## Begin Dataset content
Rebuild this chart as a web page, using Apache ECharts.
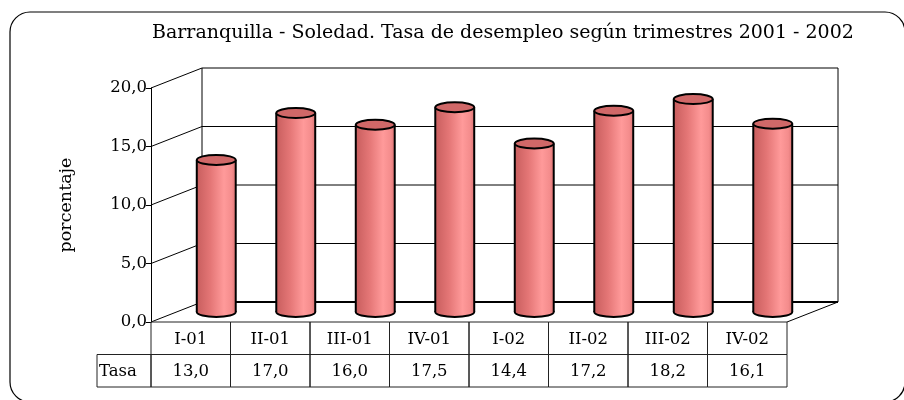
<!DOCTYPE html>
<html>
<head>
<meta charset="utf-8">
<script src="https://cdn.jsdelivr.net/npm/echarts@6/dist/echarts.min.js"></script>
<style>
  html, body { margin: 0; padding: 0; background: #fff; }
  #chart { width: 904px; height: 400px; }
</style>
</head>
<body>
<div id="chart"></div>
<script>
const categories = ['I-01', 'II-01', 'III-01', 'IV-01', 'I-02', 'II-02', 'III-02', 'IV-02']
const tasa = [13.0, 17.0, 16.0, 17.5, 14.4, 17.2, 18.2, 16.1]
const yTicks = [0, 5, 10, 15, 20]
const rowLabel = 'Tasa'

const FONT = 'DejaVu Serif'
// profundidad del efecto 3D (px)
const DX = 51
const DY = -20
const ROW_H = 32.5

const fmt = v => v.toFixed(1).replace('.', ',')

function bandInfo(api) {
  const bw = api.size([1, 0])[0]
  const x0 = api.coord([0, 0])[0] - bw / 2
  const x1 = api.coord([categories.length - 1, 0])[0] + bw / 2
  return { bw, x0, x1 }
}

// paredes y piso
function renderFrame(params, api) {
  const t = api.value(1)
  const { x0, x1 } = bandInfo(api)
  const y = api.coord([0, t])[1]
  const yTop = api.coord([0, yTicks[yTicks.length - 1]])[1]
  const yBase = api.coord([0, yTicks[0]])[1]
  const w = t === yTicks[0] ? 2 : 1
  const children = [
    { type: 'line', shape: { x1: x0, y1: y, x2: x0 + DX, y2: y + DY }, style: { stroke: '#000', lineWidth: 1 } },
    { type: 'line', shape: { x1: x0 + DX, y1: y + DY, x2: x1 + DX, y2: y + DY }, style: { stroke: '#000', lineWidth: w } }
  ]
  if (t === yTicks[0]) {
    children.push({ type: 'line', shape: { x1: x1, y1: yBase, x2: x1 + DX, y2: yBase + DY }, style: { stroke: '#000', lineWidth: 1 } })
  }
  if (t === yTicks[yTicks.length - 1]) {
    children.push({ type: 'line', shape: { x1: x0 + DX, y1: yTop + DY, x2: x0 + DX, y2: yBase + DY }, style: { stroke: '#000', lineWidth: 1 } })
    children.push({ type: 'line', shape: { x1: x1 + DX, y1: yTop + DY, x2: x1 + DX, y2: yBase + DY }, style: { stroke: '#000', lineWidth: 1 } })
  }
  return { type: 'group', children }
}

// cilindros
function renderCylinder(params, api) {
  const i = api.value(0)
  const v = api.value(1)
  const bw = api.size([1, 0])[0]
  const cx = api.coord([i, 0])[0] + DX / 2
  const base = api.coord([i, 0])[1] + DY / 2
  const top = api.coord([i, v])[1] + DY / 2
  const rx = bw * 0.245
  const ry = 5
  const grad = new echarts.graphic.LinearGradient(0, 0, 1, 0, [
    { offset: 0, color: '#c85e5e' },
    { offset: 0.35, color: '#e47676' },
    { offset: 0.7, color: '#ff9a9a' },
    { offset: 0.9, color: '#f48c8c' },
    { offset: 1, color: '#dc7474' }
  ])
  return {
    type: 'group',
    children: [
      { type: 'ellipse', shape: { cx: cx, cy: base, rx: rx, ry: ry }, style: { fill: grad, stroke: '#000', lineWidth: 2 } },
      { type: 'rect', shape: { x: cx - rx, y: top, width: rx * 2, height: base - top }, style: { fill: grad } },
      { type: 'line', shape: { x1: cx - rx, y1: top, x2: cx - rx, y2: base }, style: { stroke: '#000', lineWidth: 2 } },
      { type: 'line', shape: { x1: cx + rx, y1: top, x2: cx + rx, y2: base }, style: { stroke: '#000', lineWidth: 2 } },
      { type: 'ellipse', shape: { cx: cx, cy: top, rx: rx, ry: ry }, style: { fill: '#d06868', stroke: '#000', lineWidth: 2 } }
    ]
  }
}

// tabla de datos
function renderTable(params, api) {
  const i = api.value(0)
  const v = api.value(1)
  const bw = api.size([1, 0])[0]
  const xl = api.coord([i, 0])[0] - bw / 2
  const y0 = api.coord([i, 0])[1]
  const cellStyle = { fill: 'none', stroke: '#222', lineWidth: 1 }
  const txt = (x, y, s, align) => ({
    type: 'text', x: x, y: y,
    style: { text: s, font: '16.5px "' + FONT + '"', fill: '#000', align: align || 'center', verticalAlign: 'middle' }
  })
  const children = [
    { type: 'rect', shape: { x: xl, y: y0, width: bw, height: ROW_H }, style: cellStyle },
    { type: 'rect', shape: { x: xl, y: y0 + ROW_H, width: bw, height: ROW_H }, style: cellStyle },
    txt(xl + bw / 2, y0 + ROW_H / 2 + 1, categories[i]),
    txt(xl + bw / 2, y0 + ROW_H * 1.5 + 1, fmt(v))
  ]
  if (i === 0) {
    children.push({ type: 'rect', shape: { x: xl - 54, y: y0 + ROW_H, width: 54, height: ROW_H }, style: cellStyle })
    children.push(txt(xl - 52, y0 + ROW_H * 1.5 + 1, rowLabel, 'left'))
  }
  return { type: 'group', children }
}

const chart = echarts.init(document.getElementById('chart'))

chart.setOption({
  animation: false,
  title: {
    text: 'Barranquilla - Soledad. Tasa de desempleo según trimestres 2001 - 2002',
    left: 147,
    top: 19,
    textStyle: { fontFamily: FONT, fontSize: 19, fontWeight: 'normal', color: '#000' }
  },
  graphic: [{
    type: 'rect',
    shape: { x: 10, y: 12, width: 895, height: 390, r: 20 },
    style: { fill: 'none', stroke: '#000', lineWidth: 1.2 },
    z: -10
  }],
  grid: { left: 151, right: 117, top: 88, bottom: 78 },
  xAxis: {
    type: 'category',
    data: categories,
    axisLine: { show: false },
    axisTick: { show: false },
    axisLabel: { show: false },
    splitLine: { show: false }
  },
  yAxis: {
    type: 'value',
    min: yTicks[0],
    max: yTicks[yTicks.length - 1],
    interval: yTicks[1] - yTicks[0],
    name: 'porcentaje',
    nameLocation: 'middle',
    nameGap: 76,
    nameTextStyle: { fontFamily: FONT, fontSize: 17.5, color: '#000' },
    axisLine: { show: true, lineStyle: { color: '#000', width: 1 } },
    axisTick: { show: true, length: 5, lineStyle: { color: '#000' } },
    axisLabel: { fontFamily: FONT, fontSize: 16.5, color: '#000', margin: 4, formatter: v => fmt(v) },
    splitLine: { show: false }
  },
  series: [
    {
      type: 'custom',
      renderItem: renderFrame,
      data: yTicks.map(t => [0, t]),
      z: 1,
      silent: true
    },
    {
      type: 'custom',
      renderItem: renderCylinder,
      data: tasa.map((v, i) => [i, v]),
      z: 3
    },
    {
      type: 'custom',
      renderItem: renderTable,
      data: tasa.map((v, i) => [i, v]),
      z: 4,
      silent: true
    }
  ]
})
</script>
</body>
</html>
## End Dataset content
# [The request]
Copy out each line word for word, please, skipping the images.

# [Answer to the task]
Rebuild this chart as a web page, using Apache ECharts.
<!DOCTYPE html>
<html>
<head>
<meta charset="utf-8">
<script src="https://cdn.jsdelivr.net/npm/echarts@6/dist/echarts.min.js"></script>
<style>
  html, body { margin: 0; padding: 0; background: #fff; }
  #chart { width: 904px; height: 400px; }
</style>
</head>
<body>
<div id="chart"></div>
<script>
const categories = ['I-01', 'II-01', 'III-01', 'IV-01', 'I-02', 'II-02', 'III-02', 'IV-02']
const tasa = [13.0, 17.0, 16.0, 17.5, 14.4, 17.2, 18.2, 16.1]
const yTicks = [0, 5, 10, 15, 20]
const rowLabel = 'Tasa'

const FONT = 'DejaVu Serif'
// profundidad del efecto 3D (px)
const DX = 51
const DY = -20
const ROW_H = 32.5

const fmt = v => v.toFixed(1).replace('.', ',')

function bandInfo(api) {
  const bw = api.size([1, 0])[0]
  const x0 = api.coord([0, 0])[0] - bw / 2
  const x1 = api.coord([categories.length - 1, 0])[0] + bw / 2
  return { bw, x0, x1 }
}

// paredes y piso
function renderFrame(params, api) {
  const t = api.value(1)
  const { x0, x1 } = bandInfo(api)
  const y = api.coord([0, t])[1]
  const yTop = api.coord([0, yTicks[yTicks.length - 1]])[1]
  const yBase = api.coord([0, yTicks[0]])[1]
  const w = t === yTicks[0] ? 2 : 1
  const children = [
    { type: 'line', shape: { x1: x0, y1: y, x2: x0 + DX, y2: y + DY }, style: { stroke: '#000', lineWidth: 1 } },
    { type: 'line', shape: { x1: x0 + DX, y1: y + DY, x2: x1 + DX, y2: y + DY }, style: { stroke: '#000', lineWidth: w } }
  ]
  if (t === yTicks[0]) {
    children.push({ type: 'line', shape: { x1: x1, y1: yBase, x2: x1 + DX, y2: yBase + DY }, style: { stroke: '#000', lineWidth: 1 } })
  }
  if (t === yTicks[yTicks.length - 1]) {
    children.push({ type: 'line', shape: { x1: x0 + DX, y1: yTop + DY, x2: x0 + DX, y2: yBase + DY }, style: { stroke: '#000', lineWidth: 1 } })
    children.push({ type: 'line', shape: { x1: x1 + DX, y1: yTop + DY, x2: x1 + DX, y2: yBase + DY }, style: { stroke: '#000', lineWidth: 1 } })
  }
  return { type: 'group', children }
}

// cilindros
function renderCylinder(params, api) {
  const i = api.value(0)
  const v = api.value(1)
  const bw = api.size([1, 0])[0]
  const cx = api.coord([i, 0])[0] + DX / 2
  const base = api.coord([i, 0])[1] + DY / 2
  const top = api.coord([i, v])[1] + DY / 2
  const rx = bw * 0.245
  const ry = 5
  const grad = new echarts.graphic.LinearGradient(0, 0, 1, 0, [
    { offset: 0, color: '#c85e5e' },
    { offset: 0.35, color: '#e47676' },
    { offset: 0.7, color: '#ff9a9a' },
    { offset: 0.9, color: '#f48c8c' },
    { offset: 1, color: '#dc7474' }
  ])
  return {
    type: 'group',
    children: [
      { type: 'ellipse', shape: { cx: cx, cy: base, rx: rx, ry: ry }, style: { fill: grad, stroke: '#000', lineWidth: 2 } },
      { type: 'rect', shape: { x: cx - rx, y: top, width: rx * 2, height: base - top }, style: { fill: grad } },
      { type: 'line', shape: { x1: cx - rx, y1: top, x2: cx - rx, y2: base }, style: { stroke: '#000', lineWidth: 2 } },
      { type: 'line', shape: { x1: cx + rx, y1: top, x2: cx + rx, y2: base }, style: { stroke: '#000', lineWidth: 2 } },
      { type: 'ellipse', shape: { cx: cx, cy: top, rx: rx, ry: ry }, style: { fill: '#d06868', stroke: '#000', lineWidth: 2 } }
    ]
  }
}

// tabla de datos
function renderTable(params, api) {
  const i = api.value(0)
  const v = api.value(1)
  const bw = api.size([1, 0])[0]
  const xl = api.coord([i, 0])[0] - bw / 2
  const y0 = api.coord([i, 0])[1]
  const cellStyle = { fill: 'none', stroke: '#222', lineWidth: 1 }
  const txt = (x, y, s, align) => ({
    type: 'text', x: x, y: y,
    style: { text: s, font: '16.5px "' + FONT + '"', fill: '#000', align: align || 'center', verticalAlign: 'middle' }
  })
  const children = [
    { type: 'rect', shape: { x: xl, y: y0, width: bw, height: ROW_H }, style: cellStyle },
    { type: 'rect', shape: { x: xl, y: y0 + ROW_H, width: bw, height: ROW_H }, style: cellStyle },
    txt(xl + bw / 2, y0 + ROW_H / 2 + 1, categories[i]),
    txt(xl + bw / 2, y0 + ROW_H * 1.5 + 1, fmt(v))
  ]
  if (i === 0) {
    children.push({ type: 'rect', shape: { x: xl - 54, y: y0 + ROW_H, width: 54, height: ROW_H }, style: cellStyle })
    children.push(txt(xl - 52, y0 + ROW_H * 1.5 + 1, rowLabel, 'left'))
  }
  return { type: 'group', children }
}

const chart = echarts.init(document.getElementById('chart'))

chart.setOption({
  animation: false,
  title: {
    text: 'Barranquilla - Soledad. Tasa de desempleo según trimestres 2001 - 2002',
    left: 147,
    top: 19,
    textStyle: { fontFamily: FONT, fontSize: 19, fontWeight: 'normal', color: '#000' }
  },
  graphic: [{
    type: 'rect',
    shape: { x: 10, y: 12, width: 895, height: 390, r: 20 },
    style: { fill: 'none', stroke: '#000', lineWidth: 1.2 },
    z: -10
  }],
  grid: { left: 151, right: 117, top: 88, bottom: 78 },
  xAxis: {
    type: 'category',
    data: categories,
    axisLine: { show: false },
    axisTick: { show: false },
    axisLabel: { show: false },
    splitLine: { show: false }
  },
  yAxis: {
    type: 'value',
    min: yTicks[0],
    max: yTicks[yTicks.length - 1],
    interval: yTicks[1] - yTicks[0],
    name: 'porcentaje',
    nameLocation: 'middle',
    nameGap: 76,
    nameTextStyle: { fontFamily: FONT, fontSize: 17.5, color: '#000' },
    axisLine: { show: true, lineStyle: { color: '#000', width: 1 } },
    axisTick: { show: true, length: 5, lineStyle: { color: '#000' } },
    axisLabel: { fontFamily: FONT, fontSize: 16.5, color: '#000', margin: 4, formatter: v => fmt(v) },
    splitLine: { show: false }
  },
  series: [
    {
      type: 'custom',
      renderItem: renderFrame,
      data: yTicks.map(t => [0, t]),
      z: 1,
      silent: true
    },
    {
      type: 'custom',
      renderItem: renderCylinder,
      data: tasa.map((v, i) => [i, v]),
      z: 3
    },
    {
      type: 'custom',
      renderItem: renderTable,
      data: tasa.map((v, i) => [i, v]),
      z: 4,
      silent: true
    }
  ]
})
</script>
</body>
</html>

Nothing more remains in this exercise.